What are common treatments for sleep apnea?

CPAP is the most common treatment for sleep apnea because it’s highly efficacious—so in other words, if you wear it, almost always it’s going to eliminate obstructive sleep apnea. The problem is that a lot of people have difficulty tolerating CPAP, so it’s not an effective treatment for everyone.

Other treatments include oral appliances that you get fitted for by your dentist. You fit the appliance into your mouth at night, and it pulls your lower jaw forward so the airway doesn’t collapse while you’re sleeping. That’s a reasonable treatment option for people who are young and thin and generally have mild sleep apnea.

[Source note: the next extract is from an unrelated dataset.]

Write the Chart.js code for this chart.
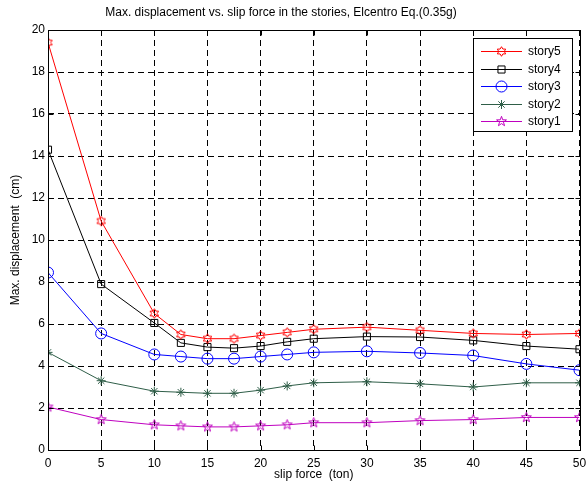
<!DOCTYPE html>
<html lang="en">
<head>
<meta charset="UTF-8">
<title>Max. displacement vs. slip force</title>
<script src="https://cdn.jsdelivr.net/npm/chart.js"></script>
<style>
  body { margin: 0; background: #fff; }
  #wrap { width: 586px; height: 485px; }
</style>
</head>
<body>
<div id="wrap"><canvas id="dispChart" width="586" height="485"></canvas></div>
<script>
// data
var slipForce = [0, 5, 10, 12.5, 15, 17.5, 20, 22.5, 25, 30, 35, 40, 45, 50];
var story5 = [19.4, 10.9, 6.5, 5.5, 5.3, 5.3, 5.45, 5.6, 5.75, 5.85, 5.7, 5.55, 5.5, 5.55];
var story4 = [14.3, 7.9, 6.05, 5.1, 4.9, 4.85, 4.95, 5.15, 5.3, 5.4, 5.38, 5.22, 4.95, 4.8];
var story3 = [8.45, 5.55, 4.55, 4.45, 4.35, 4.35, 4.45, 4.55, 4.65, 4.7, 4.62, 4.5, 4.1, 3.8];
var story2 = [4.65, 3.3, 2.8, 2.75, 2.7, 2.7, 2.85, 3.05, 3.2, 3.25, 3.15, 3.0, 3.2, 3.2];
var story1 = [2.05, 1.45, 1.2, 1.15, 1.1, 1.1, 1.15, 1.2, 1.3, 1.3, 1.4, 1.45, 1.55, 1.55];
var seriesNames = ['story5', 'story4', 'story3', 'story2', 'story1'];
var xTicks = [0, 5, 10, 15, 20, 25, 30, 35, 40, 45, 50];
var yTicks = [0, 2, 4, 6, 8, 10, 12, 14, 16, 18, 20];

var FONT = 'Arial, "Liberation Sans", sans-serif';

// star-shaped markers (matlab hexagram / pentagram) as small canvases
function starMarker(points, rOut, rIn, color) {
    var c = document.createElement('canvas');
    c.width = 13; c.height = 13;
    var g = c.getContext('2d');
    g.strokeStyle = color;
    g.lineWidth = 1;
    g.beginPath();
    for (var i = 0; i < points * 2; i++) {
        var r = i % 2 === 0 ? rOut : rIn;
        var a = -Math.PI / 2 + i * Math.PI / points;
        var px = 6.5 + r * Math.cos(a), py = 6.5 + r * Math.sin(a);
        if (i === 0) g.moveTo(px, py); else g.lineTo(px, py);
    }
    g.closePath();
    g.stroke();
    return c;
}

function toPoints(ys) {
    return slipForce.map(function (x, i) { return { x: x, y: ys[i] }; });
}

var colors = ['#ff0000', '#000000', '#0000ff', '#2f5e48', '#bf00bf'];
var styles = [
    starMarker(6, 4.8, 2.8, colors[0]),
    'rect',
    'circle',
    'star',
    starMarker(5, 5.2, 2.1, colors[4])
];
var radii = [5, 5, 5.5, 4.5, 5];
var allSeries = [story5, story4, story3, story2, story1];

var datasets = allSeries.map(function (ys, i) {
    return {
        label: seriesNames[i],
        data: toPoints(ys),
        borderColor: colors[i],
        backgroundColor: 'transparent',
        pointBorderColor: colors[i],
        pointBackgroundColor: 'transparent',
        pointStyle: styles[i],
        pointRadius: radii[i],
        pointHoverRadius: radii[i],
        pointBorderWidth: 1,
        borderWidth: 1,
        tension: 0,
        showLine: true
    };
});

// box around the axes with inward ticks, title and matlab style legend
var decorations = {
    id: 'decorations',
    afterDraw: function (chart) {
        var ctx = chart.ctx, a = chart.chartArea;
        var xs = chart.scales.x, ys = chart.scales.y;
        ctx.save();
        ctx.strokeStyle = '#000';
        ctx.lineWidth = 1;
        ctx.setLineDash([]);
        var l = Math.round(a.left) + 0.5, t = Math.round(a.top) + 0.5;
        var r = Math.round(a.right) + 0.5, b = Math.round(a.bottom) + 0.5;
        ctx.strokeRect(l, t, r - l, b - t);
        ctx.beginPath();
        xTicks.forEach(function (v) {
            var px = Math.round(xs.getPixelForValue(v)) + 0.5;
            ctx.moveTo(px, b); ctx.lineTo(px, b - 5);
            ctx.moveTo(px, t); ctx.lineTo(px, t + 5);
        });
        yTicks.forEach(function (v) {
            var py = Math.round(ys.getPixelForValue(v)) + 0.5;
            ctx.moveTo(l, py); ctx.lineTo(l + 5, py);
            ctx.moveTo(r, py); ctx.lineTo(r - 5, py);
        });
        ctx.stroke();

        ctx.fillStyle = '#000';
        ctx.font = '12px ' + FONT;
        ctx.textAlign = 'center';
        ctx.textBaseline = 'middle';
        ctx.fillText('Max. displacement vs. slip force in the stories, Elcentro Eq.(0.35g)', 281, 13);

        // legend
        var bx = 473.5, by = 38.5, bw = 99, bh = 93;
        ctx.fillStyle = '#fff';
        ctx.fillRect(bx, by, bw, bh);
        ctx.strokeRect(bx, by, bw, bh);
        chart.data.datasets.forEach(function (ds, i) {
            var yy = Math.round(51 + i * 17.5) + 0.5;
            ctx.strokeStyle = ds.borderColor;
            ctx.beginPath();
            ctx.moveTo(481, yy);
            ctx.lineTo(522, yy);
            ctx.stroke();
            if (typeof ds.pointStyle === 'string') {
                ctx.fillStyle = 'rgba(0,0,0,0)';
                Chart.helpers.drawPoint(ctx, {
                    pointStyle: ds.pointStyle, radius: ds.pointRadius,
                    borderWidth: 1, rotation: 0
                }, 501.5, yy);
            } else {
                ctx.drawImage(ds.pointStyle, 501.5 - 6.5, yy - 6.5);
            }
            ctx.fillStyle = '#000';
            ctx.textAlign = 'left';
            ctx.fillText(ds.label, 528, yy);
        });
        ctx.restore();
    }
};

new Chart(document.getElementById('dispChart'), {
    type: 'scatter',
    data: { datasets: datasets },
    options: {
        responsive: false,
        animation: false,
        layout: { padding: { top: 30, right: 6, left: 0, bottom: 0 } },
        plugins: {
            legend: { display: false },
            tooltip: { enabled: false },
            title: { display: false }
        },
        scales: {
            x: {
                type: 'linear',
                min: 0, max: 50,
                afterFit: function (s) { s.height = 35; s.paddingLeft = 0; s.paddingRight = 0; },
                afterBuildTicks: function (s) { s.ticks = xTicks.map(function (v) { return { value: v }; }); },
                ticks: { color: '#000', padding: 6, font: { size: 12, family: FONT }, maxRotation: 0 },
                grid: { color: '#000', lineWidth: 1, drawTicks: false },
                border: { display: false, dash: [6, 4] },
                title: { display: true, text: 'slip force  (ton)', color: '#000', font: { size: 12, family: FONT }, padding: { top: 0, bottom: 3 } }
            },
            y: {
                type: 'linear',
                min: 0, max: 20,
                afterFit: function (s) { s.width = 48; s.paddingTop = 0; s.paddingBottom = 0; },
                afterBuildTicks: function (s) { s.ticks = yTicks.map(function (v) { return { value: v }; }); },
                ticks: { color: '#000', padding: 3, font: { size: 12, family: FONT } },
                grid: { color: '#000', lineWidth: 1, drawTicks: false },
                border: { display: false, dash: [6, 4] },
                title: { display: true, text: 'Max. displacement  (cm)', color: '#000', font: { size: 12, family: FONT }, padding: { top: 8, bottom: 0 } }
            }
        }
    },
    plugins: [decorations]
});
</script>
</body>
</html>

There are also a lot of surgeries, such as a maxillomandibular advancement surgery, which is a pretty big surgery where they cut your jaw and advance it—up to a centimeter sometimes—to open up the airway in the back. Tonsillectomy and adenoidectomy are actually mainstay treatments for children with sleep apnea—generally not for adults.

A newer form of therapy is upper airway stimulation. It’s like a pacemaker for the tongue, essentially. But it’s not a therapy for everyone—there are specific criteria and a specific population who would benefit from that.

And not all sleep apnea needs to be treated. We know that sleep apnea is associated with cardiovascular disease and risks. What we don’t know is how much CPAP therapy benefits [people or who will benefit from it]. So even if you’re diagnosed with sleep apnea, it doesn’t automatically mean that you go to CPAP therapy. You’d have a discussion with your doctor about [questions such as] “How symptomatic are you? What kind of cardiovascular risks do you have? How severe is your sleep apnea?” Based on these things, your doctor will decide if you would benefit from treatment or not.

How do CPAP machines work? 

They’re basically reverse vacuum cleaners. They have a motor that generates positive pressure that’s transmitted via a tube and a mask into the pharyngeal space. And it acts like a pneumatic splint, and it just holds open the airway, so it doesn’t collapse.

How easy is it to get a CPAP machine?

They’re very accessible: if you’re diagnosed with sleep apnea, and you meet specific criteria from an insurance perspective, then it’s easy to prescribe and obtain one.

It is somewhat difficult for patients to keep their CPAP or get renewed supplies, because for insurance, you sometimes have to meet these metrics of using it at least four hours a night for 70 percent of nights for 30 days consecutively. It’s kind of tough because a lot of people don’t take to CPAP right away. Some people do—like first night, they love it; it’s the best sleep of their life. But other people, it takes some time to get used to it, because this machine on your face is blowing pressure. It’s a foreign sensation.

What should people do if they think they might have sleep apnea?

They should definitely discuss it with their doctor, who can further screen and evaluate their symptoms and decide if they are at risk for it and then refer them for a sleep study.